So I decided to investigate this and try to turn it into a conference talk. I'd like to say that even though I was part of the Star Wars generation, I was not unaware of how popular the series was, so when I would tell people as I did this project, "I'm doing a conference talk about sexism in Harry Potter," the reaction was pretty much this every single time, like, how dare you. So that was a little bit disconcerting to anger the Harry Potter fan group. But this wasn't just me.
Other people have noticed this, too. And being, you know, kind of maybe a little bit like Hermione, I did some research at the library, and I found a bunch of books that, whoops,
that cover this in some detail. Whoops.
Little slide malfunction there. That cover this in some detail. And these chapters in these books are written by literary scholars, and they write about a lot of really interesting things, including gender bias in Harry Potter, including race in Harry Potter, magic culture in Harry Potter, so a lotta really cool topics, so if you're interested, I recommend you check it out. But one thing I noticed is they approach it all, always very much like literary scholars do, which is talking about specific situations, talking about how those situations are woven into a bigger fabric, and that makes a ton of sense, but one thing that I didn't really see much of is really analyzing the language that Rowling used to describe the female characters. It happened, but it wasn't done in kind of a broad, programmatic way. And this kinda makes sense.

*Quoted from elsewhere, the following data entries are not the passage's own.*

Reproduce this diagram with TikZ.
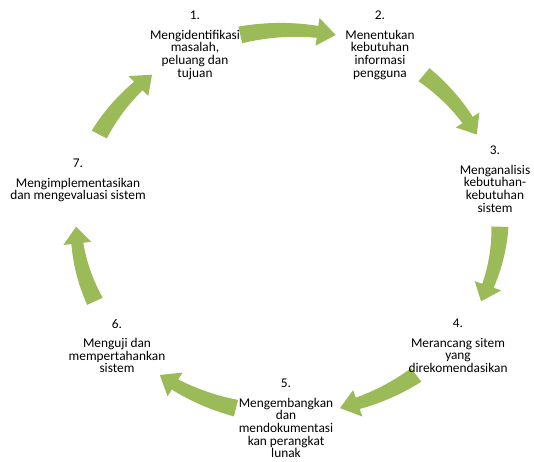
\documentclass[tikz,border=0pt]{standalone}
\usepackage{fontspec}
\setmainfont{Carlito}
\definecolor{arrowgreen}{HTML}{9BBB59}
\newcommand\cycarrow[3]{%
  \fill[cyc] plot[domain=#1:#2, samples=30]
      ({\cx+(\rx+8.5-2.5*(#1-\x)/(#1-#2))*cos(\x)},{\cy+(\ry+8.5-2.5*(#1-\x)/(#1-#2))*sin(\x)})
    -- ({\cx+(\rx+14)*cos(#2)},{\cy+(\ry+14)*sin(#2)})
    -- ({\cx+\rx*cos(#3)},{\cy+\ry*sin(#3)})
    -- ({\cx+(\rx-14)*cos(#2)},{\cy+(\ry-14)*sin(#2)})
    -- plot[domain=#2:#1, samples=30]
      ({\cx+(\rx-8.5+2.5*(#1-\x)/(#1-#2))*cos(\x)},{\cy+(\ry-8.5+2.5*(#1-\x)/(#1-#2))*sin(\x)})
    -- cycle;}
\begin{document}
\begin{tikzpicture}[x=0.75pt,y=0.75pt,
  lbl/.style={align=center, inner sep=0pt, anchor=north, text=black,
    font=\fontsize{10}{9.5}\selectfont},
  cyc/.style={fill=arrowgreen, draw=none}]
\useasboundingbox (0,0) rectangle (534,461);
\def\cx{288}\def\cy{239}\def\rx{212}\def\ry{192}
% arrows: tail angle, head base angle, tip angle
\cycarrow{103}{82}{77}
\cycarrow{50.1}{32.1}{27.1}
\cycarrow{-1.4}{-19.4}{-24.4}
\cycarrow{-52.8}{-70.8}{-75.8}
\cycarrow{-104.2}{-122.2}{-127.2}
\cycarrow{-155.6}{-173.6}{-178.6}
\cycarrow{152.9}{134.9}{129.9}
% labels
\node[lbl] (n1) at (195,450) {1.\\[5pt]Mengidentifikasi\\masalah,\\peluang dan\\tujuan};
\node[lbl] (n2) at (380,450) {2.\\[5pt]Menentukan\\kebutuhan\\informasi\\pengguna};
\node[lbl] (n3) at (495,315) {3.\\[5pt]Menganalisis\\kebutuhan-\\kebutuhan\\sistem};
\node[lbl] (n4) at (458,142) {4.\\[5pt]Merancang sitem\\yang\\direkomendasikan};
\node[lbl] (n5) at (286,82) {5.\\[5pt]Mengembangkan\\dan\\mendokumentasi\\kan perangkat\\lunak};
\node[lbl] (n6) at (117,142) {6.\\[5pt]Menguji dan\\mempertahankan\\sistem};
\node[lbl] (n7) at (78,302) {7.\\[5pt]Mengimplementasikan\\dan mengevaluasi sistem};
\end{tikzpicture}
\end{document}
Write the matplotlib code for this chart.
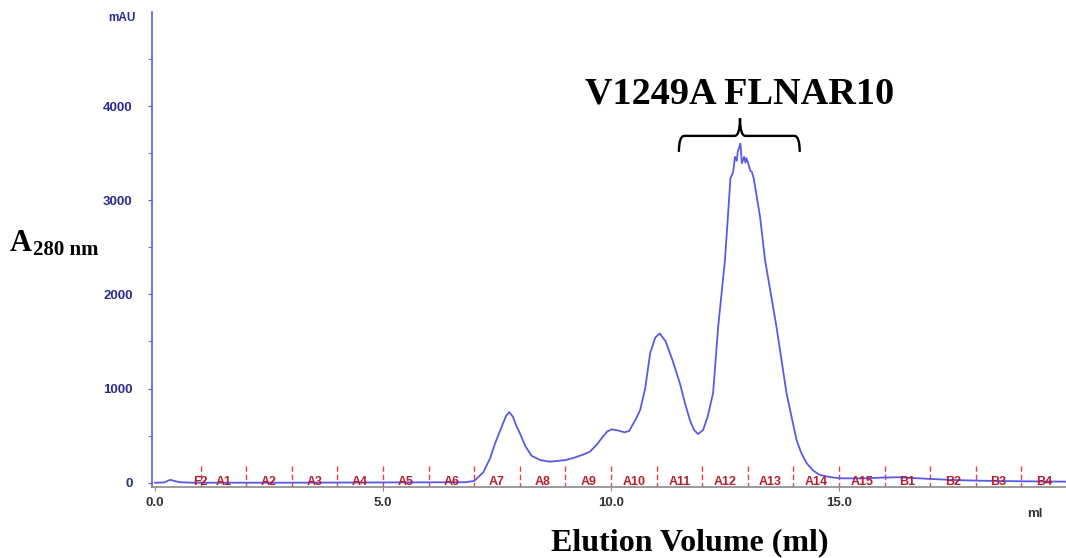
import matplotlib
matplotlib.use('Agg')
import matplotlib.pyplot as plt
from matplotlib.path import Path
from matplotlib.patches import PathPatch

# chromatogram trace (ml, mAU)
volume_ml = [0.0, 0.2, 0.3, 0.35, 0.42, 0.55, 0.8, 3.0, 6.8, 7.0, 7.2, 7.35,
             7.46, 7.6, 7.7, 7.77, 7.85, 7.92, 8.0, 8.12, 8.26, 8.45, 8.66,
             9.0, 9.17, 9.4, 9.54, 9.7, 9.82, 9.92, 10.02, 10.15, 10.3, 10.4,
             10.55, 10.64, 10.75, 10.86, 10.97, 11.07, 11.2, 11.35, 11.51,
             11.62, 11.73, 11.82, 11.91, 12.02, 12.12, 12.24, 12.35, 12.5,
             12.57, 12.62, 12.68, 12.72, 12.76, 12.78, 12.84, 12.87, 12.92,
             12.95, 12.97, 13.01, 13.05, 13.09, 13.13, 13.27, 13.38, 13.63,
             13.85, 14.07, 14.17, 14.29, 14.43, 14.58, 14.8, 15.02, 15.5,
             16.0, 16.3, 16.6, 17.0, 17.5, 18.0, 18.5, 19.0, 19.98]
absorbance = [0, 2, 25, 30, 18, 5, 0, 0, 5, 18, 110, 260,
              420, 590, 710, 750, 700, 610, 528, 390, 285, 240, 223,
              240, 262, 300, 330, 410, 488, 545, 567, 555, 535, 550,
              680, 772, 1000, 1377, 1540, 1586, 1500, 1300, 1058,
              850, 666, 560, 517, 560, 700, 952, 1650, 2364,
              2863, 3235, 3301, 3461, 3420, 3514, 3603, 3394, 3461,
              3400, 3447, 3394, 3320, 3300, 3235, 2824, 2364, 1656,
              952, 453, 320, 209, 130, 82, 60, 47, 45,
              55, 58, 50, 40, 29, 22, 18, 15, 11]

# fraction collector marks
fraction_edges = list(range(1, 20))
fraction_names = ['F2'] + ['A%d' % i for i in range(1, 16)] + ['B%d' % i for i in range(1, 5)]
fraction_pos = [1.0] + [i + 0.5 for i in range(1, 20)]

yticks = [0, 1000, 2000, 3000, 4000]
xticks = [0, 5, 10, 15]
xticklabels = ['0.0', '5.0', '10.0', '15.0']

# brace over the main peak (ml / mAU)
brace_x0, brace_x1, brace_mid = 11.49, 14.14, 12.83
brace_y, brace_end, brace_tip = 3684, 3514, 3870

SANS = 'Liberation Sans'
SERIF = 'Liberation Serif'

fig = plt.figure(figsize=(10.66, 5.58), dpi=100)
ax = fig.add_axes([0.1426, 0.1272, 0.8574, 0.8513])

ax.plot(volume_ml, absorbance, color='#5a5ae6', lw=1.3, zorder=3)

for xe in fraction_edges:
    ax.plot([xe, xe], [-56, 177], color='#e8404f', lw=1.0, ls=(0, (4, 2)), zorder=2)
for name, xp in zip(fraction_names, fraction_pos):
    ax.text(xp, 5, name, ha='center', va='center', fontsize=9, fontweight='bold',
            family=SANS, color='#b51f2e', zorder=4)

ax.set_xlim(-0.066, 19.98)
ax.set_ylim(-46, 5000)

for s in ['top', 'right']:
    ax.spines[s].set_visible(False)
ax.spines['left'].set_color('#5a5ae6')
ax.spines['left'].set_linewidth(1.2)
ax.spines['bottom'].set_color('#8a8a8a')
ax.spines['bottom'].set_linewidth(1.2)

ax.set_yticks(yticks)
ax.set_yticklabels([str(v) for v in yticks])
ax.set_yticks([500, 1500, 2500, 3500, 4500], minor=True)
ax.tick_params(axis='y', which='both', length=3, color='#5a5ae6', pad=11)
ax.tick_params(axis='y', labelsize=9.5, labelcolor='#2b2b90')
ax.set_xticks(xticks)
ax.set_xticklabels(xticklabels)
ax.tick_params(axis='x', length=3, color='#8a8a8a', pad=4, labelsize=9.5, labelcolor='#333333')
for lab in ax.get_xticklabels() + ax.get_yticklabels():
    lab.set_fontweight('bold')
    lab.set_family(SANS)

ax.text(19.3, -0.045, 'ml', transform=ax.get_xaxis_transform(), ha='center', va='top',
        fontsize=9.5, fontweight='bold', family=SANS, color='#333333')
fig.text(0.1144, 0.9677, 'mAU', ha='center', va='center', fontsize=8.5,
         fontweight='bold', family=SANS, color='#2b2b90')

# curly brace
dx, dy = 0.12, (brace_y - brace_end) * 0.6
verts = [(brace_x0, brace_end), (brace_x0, brace_y), (brace_x0 + dx, brace_y),
         (brace_mid - dx, brace_y), (brace_mid, brace_y), (brace_mid, brace_tip),
         (brace_mid, brace_y), (brace_mid + dx, brace_y),
         (brace_x1 - dx, brace_y), (brace_x1, brace_y), (brace_x1, brace_end)]
codes = [Path.MOVETO, Path.CURVE3, Path.CURVE3, Path.LINETO, Path.CURVE3, Path.CURVE3,
         Path.CURVE3, Path.CURVE3, Path.LINETO, Path.CURVE3, Path.CURVE3]
ax.add_patch(PathPatch(Path(verts, codes), fill=False, lw=1.7, color='black', clip_on=False))

fig.text(0.694, 0.8154, 'V1249A FLNAR10', ha='center', va='baseline', fontsize=27.5,
         fontweight='bold', family=SERIF)
fig.text(0.0094, 0.5502, 'A', ha='left', va='baseline', fontsize=22,
         fontweight='bold', family=SERIF)
fig.text(0.031, 0.543, '280 nm', ha='left', va='baseline', fontsize=15,
         fontweight='bold', family=SERIF)
fig.text(0.6468, 0.0143, 'Elution Volume (ml)', ha='center', va='baseline', fontsize=23,
         fontweight='bold', family=SERIF)

fig.savefig('out.png', dpi=100)
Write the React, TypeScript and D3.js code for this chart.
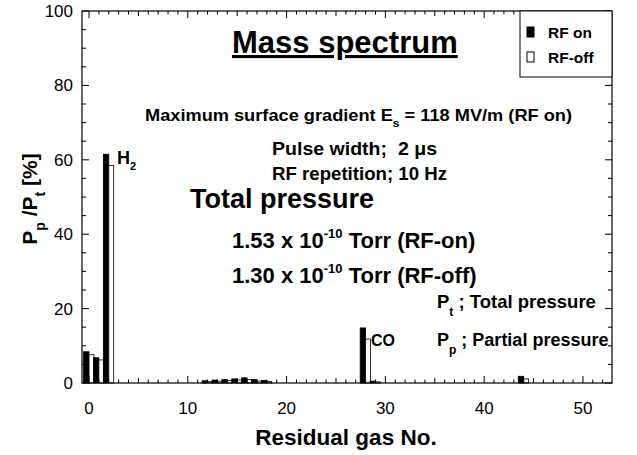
import React from "react";
import * as d3 from "d3";

// residual gas number (mass), RF on / RF off partial pressure ratio [%]
const gasNo = [0, 1, 2, 12, 13, 14, 15, 16, 17, 18, 28, 29, 44];
const rfOn = [8.4, 6.8, 61.5, 0.6, 0.8, 0.9, 1.1, 1.4, 0.9, 0.7, 14.8, 0.5, 1.8];
const rfOff = [7.6, 6.2, 58.5, 0.4, 0.5, 0.7, 0.8, 0.9, 0.5, 0.4, 11.8, 0.3, 1.1];

const xTicks = [0, 10, 20, 30, 40, 50];
const yTicks = [0, 20, 40, 60, 80, 100];

const W = 637, H = 455;
const left = 82, right = 612, top = 11, bottom = 383;
const font = "'Liberation Sans', Arial, Helvetica, sans-serif";

export default function App() {
  const x = d3.scaleLinear().domain([-0.71, 52.94]).range([left, right]);
  const y = d3.scaleLinear().domain([0, 100]).range([bottom, top]);

  const xMinor = d3.range(0, 53, 1);
  const yMinor = d3.range(0, 101, 5);

  return (
    <svg width={W} height={H} style={{ position: "absolute", left: 0, top: 0, background: "#fff" }}
      fontFamily={font}>
      {/* bars */}
      {gasNo.map((g, i) => (
        <g key={g}>
          <rect x={x(g - 0.55)} y={y(rfOn[i])} width={x(g) - x(g - 0.55)} height={y(0) - y(rfOn[i])}
            fill="#000" stroke="#000" strokeWidth={0.8} />
          <rect x={x(g)} y={y(rfOff[i])} width={x(g + 0.5) - x(g)} height={y(0) - y(rfOff[i])}
            fill="#fff" stroke="#000" strokeWidth={0.8} />
        </g>
      ))}

      {/* frame */}
      <rect x={left} y={top} width={right - left} height={bottom - top} fill="none" stroke="#000" strokeWidth={1.2} />

      {/* x ticks, inward, bottom and top */}
      {xMinor.map(v => {
        const len = v % 10 === 0 ? 7 : v % 5 === 0 ? 5 : 3.5;
        return (
          <g key={"x" + v} stroke="#000" strokeWidth={1}>
            <line x1={x(v)} x2={x(v)} y1={bottom} y2={bottom - len} />
            <line x1={x(v)} x2={x(v)} y1={top} y2={top + len} />
          </g>
        );
      })}
      {/* y ticks, inward, left and right */}
      {yMinor.map(v => {
        const len = v % 20 === 0 ? 7 : 4;
        return (
          <g key={"y" + v} stroke="#000" strokeWidth={1}>
            <line x1={left} x2={left + len} y1={y(v)} y2={y(v)} />
            <line x1={right} x2={right - len} y1={y(v)} y2={y(v)} />
          </g>
        );
      })}

      {/* tick labels */}
      {xTicks.map(v => (
        <text key={"xl" + v} x={x(v)} y={414} textAnchor="middle" fontSize={17}>{v}</text>
      ))}
      {yTicks.map(v => (
        <text key={"yl" + v} x={73} y={y(v) + 6} textAnchor="end" fontSize={17}>{v}</text>
      ))}

      {/* axis titles */}
      <text x={346} y={445} textAnchor="middle" fontSize={22.5} fontWeight="bold">Residual gas No.</text>
      <text transform="translate(37,199) rotate(-90)" textAnchor="middle" fontSize={21} fontWeight="bold">
        P<tspan dy={8} fontSize={14}>p</tspan><tspan dy={-8}> /P</tspan><tspan dy={8} fontSize={14}>t</tspan><tspan dy={-8}> [%]</tspan>
      </text>

      {/* legend */}
      <rect x={520} y={top} width={right - 520} height={66} fill="#fff" stroke="#000" strokeWidth={1} />
      <rect x={527} y={27} width={7} height={10} fill="#000" stroke="#000" />
      <text x={548} y={38} fontSize={15.5} fontWeight="bold">RF on</text>
      <rect x={527} y={52} width={7} height={10} fill="#fff" stroke="#000" />
      <text x={548} y={63} fontSize={15.5} fontWeight="bold">RF-off</text>

      {/* annotations */}
      <text x={232} y={53} fontSize={31} fontWeight="bold" textDecoration="underline">Mass spectrum</text>
      <text x={145} y={121} fontSize={16.5} fontWeight="bold" textLength={427} lengthAdjust="spacingAndGlyphs">
        Maximum surface gradient E<tspan dy={6} fontSize={11}>s</tspan><tspan dy={-6}> = 118 MV/m (RF on)</tspan>
      </text>
      <text x={272} y={155} fontSize={18} fontWeight="bold" xmlSpace="preserve" textLength={165} lengthAdjust="spacingAndGlyphs">Pulse width;  2 μs</text>
      <text x={272} y={180} fontSize={18} fontWeight="bold" textLength={175} lengthAdjust="spacingAndGlyphs">RF repetition; 10 Hz</text>
      <text x={190} y={208} fontSize={27} fontWeight="bold">Total pressure</text>
      <text x={232} y={248} fontSize={22} fontWeight="bold">
        1.53 x 10<tspan dy={-10} fontSize={13}>-10</tspan><tspan dy={10}> Torr (RF-on)</tspan>
      </text>
      <text x={232} y={283} fontSize={22} fontWeight="bold">
        1.30 x 10<tspan dy={-10} fontSize={13}>-10</tspan><tspan dy={10}> Torr (RF-off)</tspan>
      </text>
      <text x={437} y={308} fontSize={18.5} fontWeight="bold" xmlSpace="preserve">
        P<tspan dy={8} fontSize={12}>t</tspan><tspan dy={-8}> ; Total pressure</tspan>
      </text>
      <text x={437} y={346} fontSize={18} fontWeight="bold" xmlSpace="preserve">
        P<tspan dy={8} fontSize={12}>p</tspan><tspan dy={-8}> ; Partial pressure</tspan>
      </text>
      <text x={117} y={164} fontSize={18} fontWeight="bold">
        H<tspan dy={6} fontSize={11}>2</tspan>
      </text>
      <text x={371} y={346} fontSize={16} fontWeight="bold">CO</text>
    </svg>
  );
}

There were seven books at the time, and altogether they had about 1.1 million words. It was actually more than that. So this was not something, you know, your average, you know, literature professor is going to do. So I thought this was a great opportunity to apply some code to the problem. Another way the personal and professional kinda collided on this one. So I wanna talk next about what I actually did,
how I went about this, because I think this is actually, more so than the code, really the most interesting part of the project.
So the toolbox I used, pretty straightforward. Python, Jupyter Notebook, which you'll see in the GitHub repo. I used the Natural Language Processing Toolkit, and I didn't use the most powerful parts of it. I used some pretty sort of standard functions in it that were incredibly useful, though. And then I used PyPlot, because what is a textual analysis without a lotta word clouds, so brace yourself for some word clouds coming right up.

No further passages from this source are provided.